Councils urged on food waste collections; Plastics recycler rebrands; Waste food cafe re-opens; Recolight gets WEEE scheme boost
Councils urged to keep food waste collections
Local authorities have been urged to drive up capture rates from food collections to save money rather than dropping the service, by an anaerobic digestion (AD) company.
Tamar Energy chief executive Dean Hislop said authorities should focus on raising households’ awareness to cause uplift in collection rates and lower waste disposal charges.
He expressed concern that some councils were considering dropping food collections to save money.
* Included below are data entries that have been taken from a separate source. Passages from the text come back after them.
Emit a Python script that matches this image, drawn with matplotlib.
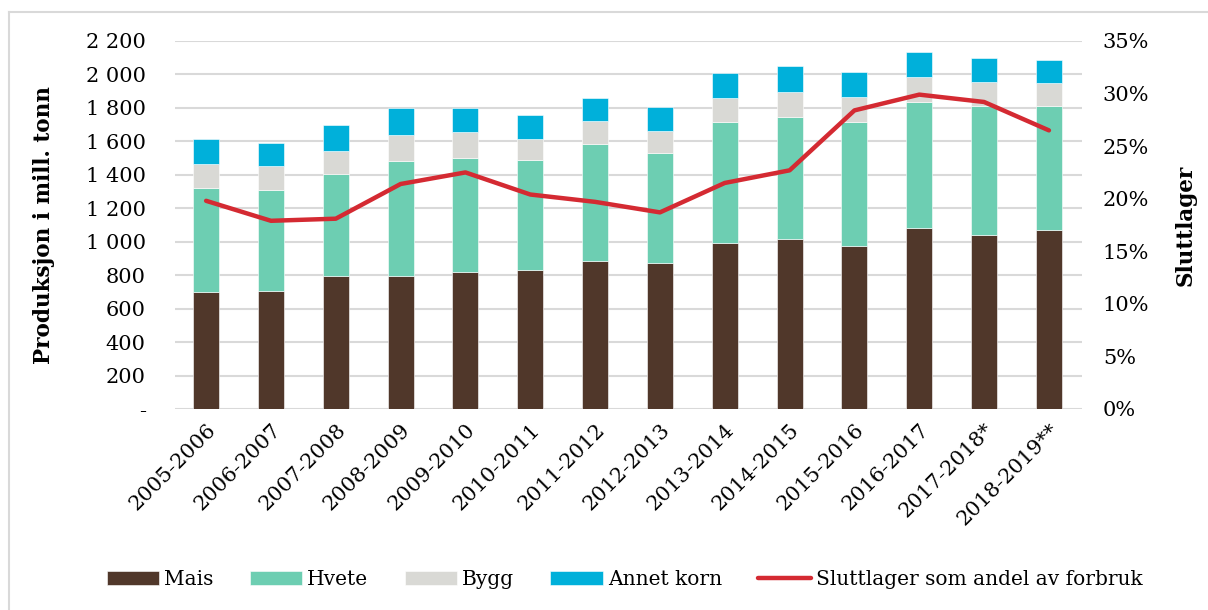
import matplotlib
matplotlib.use("Agg")
import matplotlib.pyplot as plt
from matplotlib.lines import Line2D
from matplotlib.ticker import FuncFormatter, MultipleLocator

plt.rcParams.update({"font.family": "DejaVu Serif", "font.size": 15})

seasons = [
    "2005-2006", "2006-2007", "2007-2008", "2008-2009", "2009-2010",
    "2010-2011", "2011-2012", "2012-2013", "2013-2014", "2014-2015",
    "2015-2016", "2016-2017", "2017-2018*", "2018-2019**",
]
mais = [699, 707, 794, 798, 820, 832, 882, 872, 993, 1017, 977, 1085, 1043, 1071]
hvete = [623, 603, 611, 685, 681, 655, 705, 657, 721, 731, 739, 750, 769, 741]
bygg = [143, 141, 138, 157, 153, 125, 133, 133, 145, 145, 151, 150, 145, 139]
annet = [149, 140, 153, 160, 146, 145, 141, 144, 150, 157, 146, 149, 143, 135]
sluttlager = [19.8, 17.9, 18.1, 21.4, 22.5, 20.4, 19.7, 18.7, 21.5, 22.7, 28.4, 29.9, 29.2, 26.5]

C_MAIS = "#50372a"
C_HVETE = "#6dceb2"
C_BYGG = "#d9d9d5"
C_ANNET = "#00b0da"
C_LINE = "#d42a32"
C_GRID = "#d9d9d9"

fig = plt.figure(figsize=(12.08, 6.10), dpi=100)
ax = fig.add_axes([175 / 1208, 1 - 409 / 610, 907 / 1208, 368 / 610])

x = list(range(len(seasons)))
w = 0.4
b1 = mais
b2 = [a + b for a, b in zip(b1, hvete)]
b3 = [a + b for a, b in zip(b2, bygg)]
kw = dict(width=w, edgecolor="white", linewidth=0.4, zorder=2)
ax.bar(x, mais, color=C_MAIS, label="Mais", **kw)
ax.bar(x, hvete, bottom=b1, color=C_HVETE, label="Hvete", **kw)
ax.bar(x, bygg, bottom=b2, color=C_BYGG, label="Bygg", **kw)
ax.bar(x, annet, bottom=b3, color=C_ANNET, label="Annet korn", **kw)

ax.set_ylim(0, 2200)
ax.set_xlim(-0.48, len(seasons) - 0.49)
ax.yaxis.set_major_locator(MultipleLocator(200))
ax.yaxis.set_major_formatter(
    FuncFormatter(lambda v, _: "-" if v == 0 else f"{v:,.0f}".replace(",", " "))
)
ax.grid(axis="y", color=C_GRID, linewidth=1.5, zorder=0)
ax.set_axisbelow(True)
for s in ax.spines.values():
    s.set_visible(False)
ax.tick_params(axis="both", length=0)
ax.tick_params(axis="y", pad=21)
ax.set_xticks(x)
ax.set_xticklabels(seasons, rotation=45, ha="right", rotation_mode="anchor")
ax.tick_params(axis="x", pad=8)
ax.set_ylabel("Produksjon i mill. tonn", fontweight="bold", fontsize=15.5)
ax.yaxis.set_label_coords(-0.132, 0.5)

ax2 = ax.twinx()
ax2.plot(x, sluttlager, color=C_LINE, linewidth=3.2, solid_capstyle="round",
         solid_joinstyle="round", label="Sluttlager som andel av forbruk", zorder=3)
ax2.set_ylim(0, 35)
ax2.yaxis.set_major_locator(MultipleLocator(5))
ax2.yaxis.set_major_formatter(FuncFormatter(lambda v, _: f"{v:.0f}%"))
for s in ax2.spines.values():
    s.set_visible(False)
ax2.tick_params(axis="y", length=0, pad=15)
ax2.set_ylabel("Sluttlager", fontweight="bold", fontsize=15.5)
ax2.yaxis.set_label_coords(1.1025, 0.5)

h1, l1 = ax.get_legend_handles_labels()
h2, l2 = ax2.get_legend_handles_labels()
fig.legend(h1 + h2, l1 + l2, loc="center", bbox_to_anchor=(0.517, 0.05), ncol=5,
           frameon=False, fontsize=14.5, handlelength=2.6, handleheight=0.65,
           handletextpad=0.25, columnspacing=1.8)

# light frame on top and left, as in the source
fig.add_artist(Line2D([9 / 1208, 9 / 1208], [0, 1 - 12 / 610], color=C_GRID, linewidth=1.5))
fig.add_artist(Line2D([9 / 1208, 1], [1 - 12 / 610, 1 - 12 / 610], color=C_GRID, linewidth=1.5))

fig.savefig("out.png", dpi=100)
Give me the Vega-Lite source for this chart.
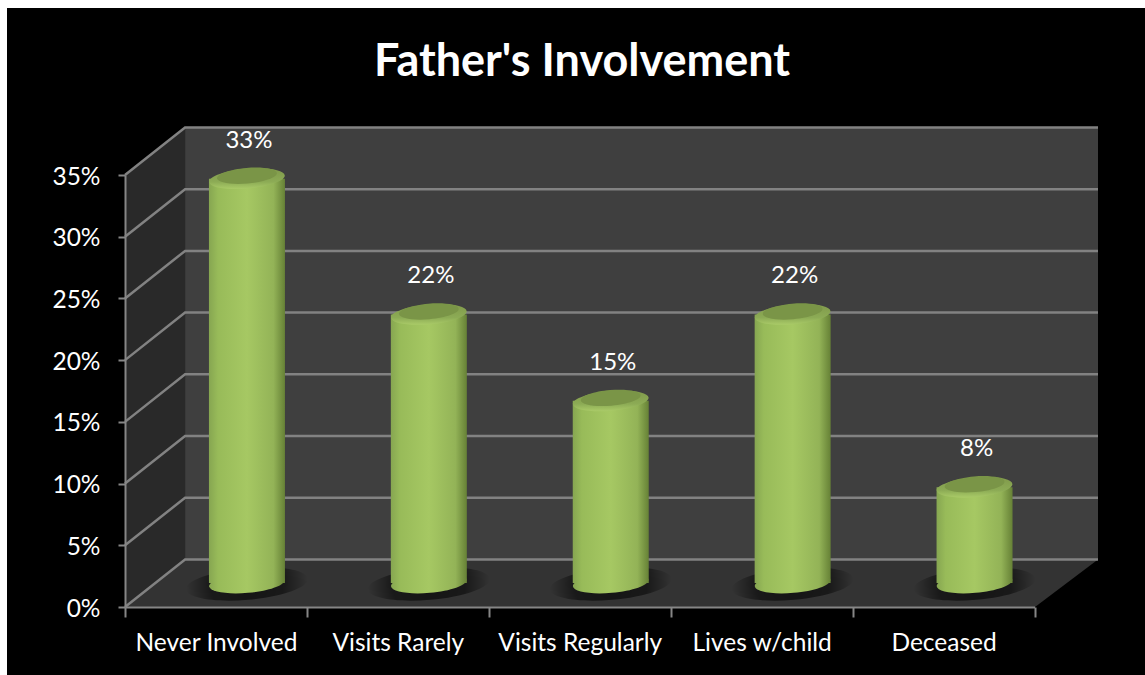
{
"$schema":"https://vega.github.io/schema/vega-lite/v6.json",
"width":1138,"height":667,
"autosize":{"type":"none"},
"padding":{"left":7,"top":8,"right":0,"bottom":0},
"background":"#ffffff",
"view":{"fill":"#000000","stroke":null},
"title":{"text":"Father's Involvement","anchor":"middle","frame":"group","dx":6,"dy":46,"offset":-67,"baseline":"alphabetic","font":"Lato","fontWeight":"bold","fontSize":45,"color":"#ffffff"},
"datasets":{
"categories":[
{"category":"Never Involved","value":0.33},
{"category":"Visits Rarely","value":0.22},
{"category":"Visits Regularly","value":0.15},
{"category":"Lives w/child","value":0.22},
{"category":"Deceased","value":0.08}],
"surfaces":[
{"surface":"back","u":0.33,"low":0.0385,"high":0.3885},
{"surface":"back","u":5.346,"low":0.0385,"high":0.3885},
{"surface":"side","u":0,"low":0,"high":0.35},
{"surface":"side","u":0.33,"low":0.0385,"high":0.3885},
{"surface":"floor","u":0,"low":0,"high":0},
{"surface":"floor","u":0.33,"low":0,"high":0.0385},
{"surface":"floor","u":5,"low":0,"high":0.0385},
{"surface":"floor","u":5.346,"low":0.0385,"high":0.0385}],
"gridlines":[
{"level":"0%","u":0,"share":0},{"level":"0%","u":0.33,"share":0.0385},{"level":"0%","u":5.346,"share":0.0385},
{"level":"5%","u":0,"share":0.05},{"level":"5%","u":0.33,"share":0.0885},{"level":"5%","u":5.346,"share":0.0885},
{"level":"10%","u":0,"share":0.10},{"level":"10%","u":0.33,"share":0.1385},{"level":"10%","u":5.346,"share":0.1385},
{"level":"15%","u":0,"share":0.15},{"level":"15%","u":0.33,"share":0.1885},{"level":"15%","u":5.346,"share":0.1885},
{"level":"20%","u":0,"share":0.20},{"level":"20%","u":0.33,"share":0.2385},{"level":"20%","u":5.346,"share":0.2385},
{"level":"25%","u":0,"share":0.25},{"level":"25%","u":0.33,"share":0.2885},{"level":"25%","u":5.346,"share":0.2885},
{"level":"30%","u":0,"share":0.30},{"level":"30%","u":0.33,"share":0.3385},{"level":"30%","u":5.346,"share":0.3385},
{"level":"35%","u":0,"share":0.35},{"level":"35%","u":0.33,"share":0.3885},{"level":"35%","u":5.346,"share":0.3885}]
},
"resolve":{"scale":{"x":"independent"},"axis":{"x":"independent"}},
"layer":[
{"layer":[
{"data":{"name":"surfaces"},
 "mark":{"type":"area","interpolate":"linear","opacity":1,"clip":false},
 "encoding":{
 "x":{"field":"u","type":"quantitative","scale":{"domain":[0,5.346],"range":[118,1091],"nice":false,"zero":false},"axis":null},
 "y":{"field":"low","type":"quantitative","scale":{"domain":[0,0.35],"range":[599,167],"nice":false},"stack":null,"axis":{"title":null,"offset":-118,"zindex":1,"values":[0,0.05,0.1,0.15,0.2,0.25,0.3,0.35],"format":".0%","labelFont":"Lato","labelFontSize":24.5,"labelColor":"#ffffff","labelPadding":18,"labelOffset":2,"domainColor":"#868686","domainWidth":2,"tickColor":"#868686","tickWidth":2,"tickSize":7,"grid":false}},
 "y2":{"field":"high"},
 "color":{"field":"surface","type":"nominal","legend":null,"scale":{"domain":["back","side","floor"],"range":["#3f3f3f","#292929","#333333"]}}}},
{"data":{"name":"gridlines"},
 "mark":{"type":"line","color":"#828282","strokeWidth":2.5,"interpolate":"linear"},
 "encoding":{
 "x":{"field":"u","type":"quantitative","axis":null},
 "y":{"field":"share","type":"quantitative"},
 "detail":{"field":"level","type":"nominal"}}}
]},
{"data":{"name":"categories"},
 "encoding":{
 "x":{"field":"category","type":"nominal","sort":null,"scale":{"domain":["Never Involved","Visits Rarely","Visits Regularly","Lives w/child","Deceased"],"range":[118,1027.5],"paddingInner":0,"paddingOuter":0},
  "axis":{"title":null,"offset":-68,"zindex":1,"orient":"bottom","labelAngle":0,"labelFont":"Lato","labelFontSize":24.5,"labelColor":"#ffffff","labelPadding":14,"labelLimit":300,"domainColor":"#868686","domainWidth":2,"tickColor":"#868686","tickWidth":2,"tickSize":10,"tickBand":"extent","grid":false}}},
 "layer":[
 {"mark":{"type":"point","filled":true,"opacity":1,"xOffset":31,"yOffset":-23,"size":15000,"shape":"M.996,-.087 C1.008,.056 .573,.211 .023,.259 C-.527,.307 -.983,.230 -.996,.087 C-1.008,-.056 -.573,-.211 -.023,-.259 C.527,-.307 .983,-.230 .996,-.087 Z",
   "fill":{"gradient":"radial","x1":0.5,"y1":0.5,"x2":0.5,"y2":0.5,"r1":0,"r2":0.5,"stops":[{"offset":0,"color":"rgba(0,0,0,0.6)"},{"offset":0.6,"color":"rgba(0,0,0,0.5)"},{"offset":1,"color":"rgba(0,0,0,0)"}]}},
  "encoding":{"y":{"datum":0,"type":"quantitative"}}},
 {"mark":{"type":"point","filled":true,"opacity":1,"xOffset":31,"yOffset":-24,"size":5776,"shape":"M.996,-.087 C1.008,.056 .573,.211 .023,.259 C-.527,.307 -.983,.230 -.996,.087 C-1.008,-.056 -.573,-.211 -.023,-.259 C.527,-.307 .983,-.230 .996,-.087 Z",
   "fill":{"gradient":"linear","x1":0,"y1":0,"x2":1,"y2":0,"stops":[{"offset":0,"color":"#86a651"},{"offset":0.12,"color":"#98bb59"},{"offset":0.5,"color":"#a6c863"},{"offset":0.85,"color":"#93b357"},{"offset":1,"color":"#668136"}]}},
  "encoding":{"y":{"datum":0,"type":"quantitative"}}},
 {"mark":{"type":"bar","width":76,"xOffset":31,"yOffset":-21,"y2Offset":-24,
   "fill":{"gradient":"linear","x1":0,"y1":0,"x2":1,"y2":0,"stops":[{"offset":0,"color":"#86a651"},{"offset":0.12,"color":"#98bb59"},{"offset":0.5,"color":"#a6c863"},{"offset":0.85,"color":"#93b357"},{"offset":1,"color":"#668136"}]}},
  "encoding":{"y":{"field":"value","type":"quantitative","stack":null},"y2":{"datum":0}}},
 {"mark":{"type":"point","filled":true,"opacity":1,"xOffset":31,"yOffset":-21,"size":5776,"shape":"M.996,-.087 C1.008,.056 .573,.211 .023,.259 C-.527,.307 -.983,.230 -.996,.087 C-1.008,-.056 -.573,-.211 -.023,-.259 C.527,-.307 .983,-.230 .996,-.087 Z",
   "fill":{"gradient":"linear","x1":0,"y1":0,"x2":0,"y2":1,"stops":[{"offset":0,"color":"#80994b"},{"offset":0.65,"color":"#8cab55"},{"offset":1,"color":"#aacb68"}]}},
  "encoding":{"y":{"field":"value","type":"quantitative"}}},
 {"mark":{"type":"point","filled":true,"opacity":1,"xOffset":31,"yOffset":-24,"size":3600,"shape":"M.996,-.087 C1.008,.056 .573,.211 .023,.259 C-.527,.307 -.983,.230 -.996,.087 C-1.008,-.056 -.573,-.211 -.023,-.259 C.527,-.307 .983,-.230 .996,-.087 Z",
   "fill":"#7a9547"},
  "encoding":{"y":{"field":"value","type":"quantitative"}}},
 {"mark":{"type":"text","font":"Lato","fontSize":24,"color":"#ffffff","xOffset":33,"yOffset":-59,"baseline":"middle"},
  "encoding":{"y":{"field":"value","type":"quantitative"},"text":{"field":"value","type":"quantitative","format":".0%"}}}
 ]}
]
}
Hislop (pictured) said: “The UK’s AD industry has delivered the necessary capacity; it needs to be matched by local and national government on collection rates.”
Plastics recycler rebrands
Recycled PET manufacturer ECOPlastics Recycling Ltd has changed its name to Evolve Polymers, as of 12 February.
The Lincolnshire-based company was bought by investment firm Aurelius in December 2014 and has since changed its procurement strategy and restructured its operations.
In the past year, the business has changed its focus from the recycling of mixed plastics to procurement of high quality pre-sorted PET bales and production of high grade PET pellets.
It also manufactures washed PET, PP and PE flakes.
Waste food cafe re-opens
A café in Liverpool that uses waste food will reopen this weekend.
Gabby Holmes and Natalie Crean, created The Real Junk Food Project, launched on the corner of Everton Brow last summer.
The UK’s first cafe of this kind was opened in Leeds by Adam Smith - the man who inspired Gabby to set up the same business concept.
Recolight gets WEEE scheme boost
Recolight has announced that its WEEE compliance scheme membership increased more than for any other UK scheme during 2015.
Its analysis of Environment Agency data released this week showed the firm had a net growth of 23 producers last year.
That is the company’s biggest annual increase since the scheme began in 2007.